New relationship butterflies are the best. Just the thought of seeing the object of your affection makes you giddy and when you are together, all you want to do is GET IT ON. You can’t get enough of each other. Everything about them is new, mysterious even, but as time goes on, the mystery fades. It’s like that new car smell….once you’ve driven it for a while, you can’t even smell it anymore. The first kiss becomes a kiss you know like the back of your hand. The hand-holding becomes commonplace and the sex is always available, no longer something that’s reserved for when you have the chance to be together.
The butterfly period is magical really, probably because for the majority of us, it eventually fades over time. The excitement dwindles because once you’re committed to each other and life together becomes more ‘serious,’ the boring stuff takes over. Kids. Mortgage payments. Peeing with the door open. Farts. It’s these necessary, but totally boring (and often gross) things that can replace the electricity that you once shared and try as you may, you inevitably take each other for granted. Sometimes, the things you thought were cute in the beginning becomes the stuff that drives you mental about them.
It’s sad really, because WHY do those feelings go away? I mean, farting aside, that person is still the same – the one you chose. The one who chose you. Above all others, from a pool of millions, you chose each other. When you think of it like that, it’s pretty spine-tingling stuff. Turns out, there’s actual science behind those butterfly flutters of new love.
Dr Helen Fisher is a researcher who has spent many years figuring out what happens to our brains during those initial loved-up years. She discovered, after scanning the brains of young-and-in-love people, that certain areas of the brain lit up when the subjects were thinking about their significant others. Most notably, the regions of the brain that are strongly associated with excitement and pleasure, namely dopamine and norepinephrine, lit up like Christmas lights. In addition, the part of the “primitive reptilian brain,” the caudate nucleus, also showed lots of activity.

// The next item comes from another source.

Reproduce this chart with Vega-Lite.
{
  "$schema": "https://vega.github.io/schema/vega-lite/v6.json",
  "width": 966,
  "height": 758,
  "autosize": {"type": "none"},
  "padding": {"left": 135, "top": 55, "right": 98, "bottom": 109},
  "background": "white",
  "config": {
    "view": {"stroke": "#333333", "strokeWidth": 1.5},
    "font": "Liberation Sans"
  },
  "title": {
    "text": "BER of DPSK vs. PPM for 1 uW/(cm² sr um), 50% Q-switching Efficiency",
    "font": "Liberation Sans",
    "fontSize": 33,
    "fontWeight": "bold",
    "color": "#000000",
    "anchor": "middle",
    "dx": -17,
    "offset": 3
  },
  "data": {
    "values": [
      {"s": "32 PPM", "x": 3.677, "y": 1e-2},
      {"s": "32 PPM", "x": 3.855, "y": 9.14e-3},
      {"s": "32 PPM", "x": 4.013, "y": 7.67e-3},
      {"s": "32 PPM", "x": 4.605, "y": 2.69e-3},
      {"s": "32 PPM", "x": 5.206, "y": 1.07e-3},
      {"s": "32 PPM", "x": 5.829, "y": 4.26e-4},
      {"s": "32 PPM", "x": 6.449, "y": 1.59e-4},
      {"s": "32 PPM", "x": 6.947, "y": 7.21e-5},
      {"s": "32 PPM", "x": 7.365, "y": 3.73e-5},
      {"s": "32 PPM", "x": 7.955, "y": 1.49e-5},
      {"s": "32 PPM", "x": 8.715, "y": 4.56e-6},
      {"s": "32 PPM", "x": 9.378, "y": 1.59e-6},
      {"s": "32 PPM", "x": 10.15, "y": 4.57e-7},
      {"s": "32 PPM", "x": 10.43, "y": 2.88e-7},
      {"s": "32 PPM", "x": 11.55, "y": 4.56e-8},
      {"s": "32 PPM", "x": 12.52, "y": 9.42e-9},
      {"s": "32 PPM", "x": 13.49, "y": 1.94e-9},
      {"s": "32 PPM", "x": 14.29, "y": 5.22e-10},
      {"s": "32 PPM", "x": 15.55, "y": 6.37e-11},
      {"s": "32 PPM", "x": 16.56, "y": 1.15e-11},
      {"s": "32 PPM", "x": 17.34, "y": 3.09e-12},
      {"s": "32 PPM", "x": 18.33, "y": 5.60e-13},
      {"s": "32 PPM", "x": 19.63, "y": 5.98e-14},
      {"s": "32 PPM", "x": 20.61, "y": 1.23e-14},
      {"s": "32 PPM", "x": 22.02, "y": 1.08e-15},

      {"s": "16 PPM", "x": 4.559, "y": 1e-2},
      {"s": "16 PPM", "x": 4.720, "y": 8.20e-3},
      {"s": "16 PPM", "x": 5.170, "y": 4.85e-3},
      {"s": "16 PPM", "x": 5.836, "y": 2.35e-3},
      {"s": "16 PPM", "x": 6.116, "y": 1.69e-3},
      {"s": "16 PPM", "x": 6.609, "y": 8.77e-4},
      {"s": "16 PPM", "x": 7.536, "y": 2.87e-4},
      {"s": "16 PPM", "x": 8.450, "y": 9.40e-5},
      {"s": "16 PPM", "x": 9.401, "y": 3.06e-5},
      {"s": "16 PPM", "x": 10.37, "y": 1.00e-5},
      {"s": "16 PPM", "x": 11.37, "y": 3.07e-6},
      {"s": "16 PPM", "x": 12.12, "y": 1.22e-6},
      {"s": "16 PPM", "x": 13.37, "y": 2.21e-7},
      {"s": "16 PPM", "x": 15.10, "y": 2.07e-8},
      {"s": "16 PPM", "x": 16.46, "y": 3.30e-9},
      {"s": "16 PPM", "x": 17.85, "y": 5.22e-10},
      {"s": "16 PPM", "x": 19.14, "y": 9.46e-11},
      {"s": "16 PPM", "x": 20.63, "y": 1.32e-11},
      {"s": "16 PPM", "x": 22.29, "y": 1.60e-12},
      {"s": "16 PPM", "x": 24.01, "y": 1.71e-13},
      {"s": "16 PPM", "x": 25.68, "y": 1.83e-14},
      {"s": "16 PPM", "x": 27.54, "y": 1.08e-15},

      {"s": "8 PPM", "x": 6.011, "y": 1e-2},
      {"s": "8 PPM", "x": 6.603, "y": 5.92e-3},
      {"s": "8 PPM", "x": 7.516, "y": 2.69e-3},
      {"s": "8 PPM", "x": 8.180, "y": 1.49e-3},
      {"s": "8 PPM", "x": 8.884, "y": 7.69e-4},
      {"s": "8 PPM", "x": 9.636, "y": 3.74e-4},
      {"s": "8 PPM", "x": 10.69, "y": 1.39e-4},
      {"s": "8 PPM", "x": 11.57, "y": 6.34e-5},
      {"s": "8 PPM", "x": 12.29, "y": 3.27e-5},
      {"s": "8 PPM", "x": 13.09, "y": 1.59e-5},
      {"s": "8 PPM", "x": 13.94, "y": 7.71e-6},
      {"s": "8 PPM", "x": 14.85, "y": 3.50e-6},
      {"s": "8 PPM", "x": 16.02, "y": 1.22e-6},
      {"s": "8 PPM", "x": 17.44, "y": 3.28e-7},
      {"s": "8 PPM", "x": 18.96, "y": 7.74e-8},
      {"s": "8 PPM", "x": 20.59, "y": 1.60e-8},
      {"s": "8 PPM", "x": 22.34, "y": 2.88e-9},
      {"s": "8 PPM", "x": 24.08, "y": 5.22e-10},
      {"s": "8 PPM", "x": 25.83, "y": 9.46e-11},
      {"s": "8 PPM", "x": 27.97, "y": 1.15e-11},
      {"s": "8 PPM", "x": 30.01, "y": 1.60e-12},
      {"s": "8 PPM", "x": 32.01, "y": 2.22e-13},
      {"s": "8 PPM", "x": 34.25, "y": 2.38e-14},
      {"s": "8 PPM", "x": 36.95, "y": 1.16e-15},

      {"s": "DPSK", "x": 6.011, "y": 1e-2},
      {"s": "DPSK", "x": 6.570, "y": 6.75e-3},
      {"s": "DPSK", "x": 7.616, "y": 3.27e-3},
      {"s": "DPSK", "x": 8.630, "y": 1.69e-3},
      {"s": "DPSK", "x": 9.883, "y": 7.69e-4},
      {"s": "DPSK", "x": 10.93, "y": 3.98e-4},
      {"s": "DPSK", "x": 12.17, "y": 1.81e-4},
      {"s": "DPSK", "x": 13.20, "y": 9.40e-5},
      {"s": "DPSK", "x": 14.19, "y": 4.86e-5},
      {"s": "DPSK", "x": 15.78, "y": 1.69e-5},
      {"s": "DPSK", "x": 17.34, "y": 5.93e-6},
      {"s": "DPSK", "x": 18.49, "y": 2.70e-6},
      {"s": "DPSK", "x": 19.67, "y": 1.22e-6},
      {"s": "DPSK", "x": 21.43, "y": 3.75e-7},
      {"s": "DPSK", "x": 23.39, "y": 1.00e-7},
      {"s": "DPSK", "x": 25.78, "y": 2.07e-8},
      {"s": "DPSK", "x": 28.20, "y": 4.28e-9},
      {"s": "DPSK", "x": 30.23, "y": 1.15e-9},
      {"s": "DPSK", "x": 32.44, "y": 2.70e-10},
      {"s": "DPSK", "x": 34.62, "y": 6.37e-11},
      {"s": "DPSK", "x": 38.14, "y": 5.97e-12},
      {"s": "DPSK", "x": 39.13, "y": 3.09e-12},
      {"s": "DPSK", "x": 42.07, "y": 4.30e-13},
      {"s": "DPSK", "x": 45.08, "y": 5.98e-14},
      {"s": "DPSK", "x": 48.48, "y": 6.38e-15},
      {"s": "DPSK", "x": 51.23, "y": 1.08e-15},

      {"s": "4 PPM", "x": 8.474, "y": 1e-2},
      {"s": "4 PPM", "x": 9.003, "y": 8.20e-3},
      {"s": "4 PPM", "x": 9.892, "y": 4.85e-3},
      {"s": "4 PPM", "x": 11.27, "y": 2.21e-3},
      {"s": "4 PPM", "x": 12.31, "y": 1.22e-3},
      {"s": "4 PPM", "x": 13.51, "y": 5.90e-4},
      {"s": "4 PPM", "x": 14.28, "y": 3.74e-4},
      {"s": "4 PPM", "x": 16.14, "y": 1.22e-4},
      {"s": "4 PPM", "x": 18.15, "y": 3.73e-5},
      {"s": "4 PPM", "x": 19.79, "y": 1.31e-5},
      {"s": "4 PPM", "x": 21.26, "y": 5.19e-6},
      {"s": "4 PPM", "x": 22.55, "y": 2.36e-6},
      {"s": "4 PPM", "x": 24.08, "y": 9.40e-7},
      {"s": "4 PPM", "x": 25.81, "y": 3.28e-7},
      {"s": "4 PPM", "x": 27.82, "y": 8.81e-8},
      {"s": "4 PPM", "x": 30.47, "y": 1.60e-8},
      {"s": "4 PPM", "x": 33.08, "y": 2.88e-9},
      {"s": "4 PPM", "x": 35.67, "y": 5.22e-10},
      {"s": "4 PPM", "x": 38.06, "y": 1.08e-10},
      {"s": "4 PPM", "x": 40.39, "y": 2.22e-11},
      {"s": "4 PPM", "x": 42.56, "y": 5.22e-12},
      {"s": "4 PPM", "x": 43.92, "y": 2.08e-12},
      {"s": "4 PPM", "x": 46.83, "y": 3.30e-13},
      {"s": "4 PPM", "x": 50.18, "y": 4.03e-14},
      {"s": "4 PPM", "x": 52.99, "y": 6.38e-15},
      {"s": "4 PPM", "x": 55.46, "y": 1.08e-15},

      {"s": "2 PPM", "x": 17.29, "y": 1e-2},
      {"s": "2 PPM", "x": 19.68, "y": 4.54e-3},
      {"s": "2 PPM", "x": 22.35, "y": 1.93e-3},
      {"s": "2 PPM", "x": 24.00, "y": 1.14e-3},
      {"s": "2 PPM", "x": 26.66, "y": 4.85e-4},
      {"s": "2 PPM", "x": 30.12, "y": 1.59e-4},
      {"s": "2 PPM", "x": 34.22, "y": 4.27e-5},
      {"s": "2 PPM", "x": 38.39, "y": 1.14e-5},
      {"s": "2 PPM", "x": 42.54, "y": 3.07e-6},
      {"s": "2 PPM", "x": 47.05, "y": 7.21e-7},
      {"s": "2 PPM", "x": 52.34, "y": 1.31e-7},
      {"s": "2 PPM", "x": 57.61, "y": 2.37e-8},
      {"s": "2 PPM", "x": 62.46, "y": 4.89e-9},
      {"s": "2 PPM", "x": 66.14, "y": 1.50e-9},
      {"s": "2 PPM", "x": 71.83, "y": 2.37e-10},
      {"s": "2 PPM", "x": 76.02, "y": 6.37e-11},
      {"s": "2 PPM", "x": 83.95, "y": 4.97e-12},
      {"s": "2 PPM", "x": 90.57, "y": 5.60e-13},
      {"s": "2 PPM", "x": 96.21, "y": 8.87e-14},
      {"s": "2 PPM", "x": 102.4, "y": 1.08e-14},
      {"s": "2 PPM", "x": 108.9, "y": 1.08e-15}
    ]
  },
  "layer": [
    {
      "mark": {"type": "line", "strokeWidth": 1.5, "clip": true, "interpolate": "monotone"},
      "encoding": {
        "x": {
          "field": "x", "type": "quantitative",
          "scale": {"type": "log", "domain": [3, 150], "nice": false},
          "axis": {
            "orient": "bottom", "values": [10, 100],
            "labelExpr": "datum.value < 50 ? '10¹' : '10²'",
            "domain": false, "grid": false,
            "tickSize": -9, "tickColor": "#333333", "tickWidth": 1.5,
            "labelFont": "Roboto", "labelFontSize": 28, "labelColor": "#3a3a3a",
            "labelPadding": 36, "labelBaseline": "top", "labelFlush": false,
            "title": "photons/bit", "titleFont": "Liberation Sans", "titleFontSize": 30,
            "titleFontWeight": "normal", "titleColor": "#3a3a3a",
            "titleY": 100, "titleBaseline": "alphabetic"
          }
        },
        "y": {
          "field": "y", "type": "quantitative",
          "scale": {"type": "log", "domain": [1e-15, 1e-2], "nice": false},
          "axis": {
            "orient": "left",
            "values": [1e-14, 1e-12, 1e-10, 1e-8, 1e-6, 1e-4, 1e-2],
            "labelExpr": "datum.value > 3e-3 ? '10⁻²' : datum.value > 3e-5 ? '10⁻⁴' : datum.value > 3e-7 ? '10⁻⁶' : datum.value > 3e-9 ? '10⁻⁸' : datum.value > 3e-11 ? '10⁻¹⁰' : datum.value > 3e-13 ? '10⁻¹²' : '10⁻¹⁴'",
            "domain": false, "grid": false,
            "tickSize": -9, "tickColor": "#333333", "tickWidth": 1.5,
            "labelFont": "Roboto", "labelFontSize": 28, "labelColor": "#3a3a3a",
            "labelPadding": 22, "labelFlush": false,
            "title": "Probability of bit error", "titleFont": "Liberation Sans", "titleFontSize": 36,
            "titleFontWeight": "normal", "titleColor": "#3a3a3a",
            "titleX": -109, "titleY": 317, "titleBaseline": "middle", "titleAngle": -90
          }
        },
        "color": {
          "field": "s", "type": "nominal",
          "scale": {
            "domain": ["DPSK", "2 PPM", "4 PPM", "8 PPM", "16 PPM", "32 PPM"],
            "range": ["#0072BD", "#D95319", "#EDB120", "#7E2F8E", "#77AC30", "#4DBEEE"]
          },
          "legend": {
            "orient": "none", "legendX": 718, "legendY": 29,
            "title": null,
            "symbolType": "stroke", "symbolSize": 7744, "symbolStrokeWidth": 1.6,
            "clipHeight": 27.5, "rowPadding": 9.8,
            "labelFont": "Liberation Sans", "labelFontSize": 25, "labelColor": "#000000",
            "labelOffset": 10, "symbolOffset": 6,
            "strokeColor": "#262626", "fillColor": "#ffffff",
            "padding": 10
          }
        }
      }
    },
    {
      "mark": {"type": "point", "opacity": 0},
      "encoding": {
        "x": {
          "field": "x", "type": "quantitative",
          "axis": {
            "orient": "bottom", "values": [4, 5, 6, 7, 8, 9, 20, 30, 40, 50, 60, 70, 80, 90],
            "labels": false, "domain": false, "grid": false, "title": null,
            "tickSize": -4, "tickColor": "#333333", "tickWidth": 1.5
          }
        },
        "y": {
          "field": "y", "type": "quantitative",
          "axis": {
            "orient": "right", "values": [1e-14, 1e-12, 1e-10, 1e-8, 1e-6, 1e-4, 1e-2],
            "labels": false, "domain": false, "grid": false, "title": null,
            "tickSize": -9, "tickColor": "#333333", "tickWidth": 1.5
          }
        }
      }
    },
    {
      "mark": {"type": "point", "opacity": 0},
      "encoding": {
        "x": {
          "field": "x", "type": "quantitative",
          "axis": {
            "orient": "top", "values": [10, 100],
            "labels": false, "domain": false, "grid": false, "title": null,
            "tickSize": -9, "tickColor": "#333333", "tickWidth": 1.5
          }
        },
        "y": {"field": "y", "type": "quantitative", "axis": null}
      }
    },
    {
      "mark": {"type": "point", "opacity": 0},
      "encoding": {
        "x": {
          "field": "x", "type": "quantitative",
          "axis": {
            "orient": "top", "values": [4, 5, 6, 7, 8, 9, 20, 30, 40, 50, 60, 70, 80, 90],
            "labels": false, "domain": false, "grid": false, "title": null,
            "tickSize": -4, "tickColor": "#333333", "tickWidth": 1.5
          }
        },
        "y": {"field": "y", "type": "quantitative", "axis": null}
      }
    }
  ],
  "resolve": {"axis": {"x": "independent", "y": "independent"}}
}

Dr Fisher hypothesises that being in love is totally addictive, particularly because dopamine is the same chemical released when taking a snort of cocaine, which is why bad break-ups are often likened to kicking a drug habit for our our brains. But how do we keep those lights flashing? Neuroscience research suggests that engaging in new and fun experiences together can make all the difference by giving your brain a kick of the dopamine and norepinephrine it used to get in the early days. Even something as simple as regular date nights can make a massive difference, with psychologist Richard Slatcher saying that couples who regularly hang out with other couples are “more likely to have happy and satisfying romantic relationships.” Easy.
I’d be lying if I said the butterflies my husband gives me are the same as when we were 19-year-olds. They’re not. But they’re still there, they just crop up at different times for different, often deeper, reasons. For me, it’s when I see him with our kids – when I see him be the father I’d always dreamed for my children. It’s when he meets new people and I get a glimpse into how magnetic his personality really is. It’s when he makes me laugh so hard that I have to cross my legs because there’s a good chance I might piss myself. It’s when he tells me I look hot, despite the fact that my body feels unrecognisable to me after carrying two babies and a zillion extra kilos; that he still wants me in that way.
That’s the thing with butterflies in long-term relationships – they are often few and far between. Although they’re never quite the same as those early days when you’re getting to know each other and everything is shiny and new, you just need to pay a little more attention to them; they’re just hidden a little deeper than they once were.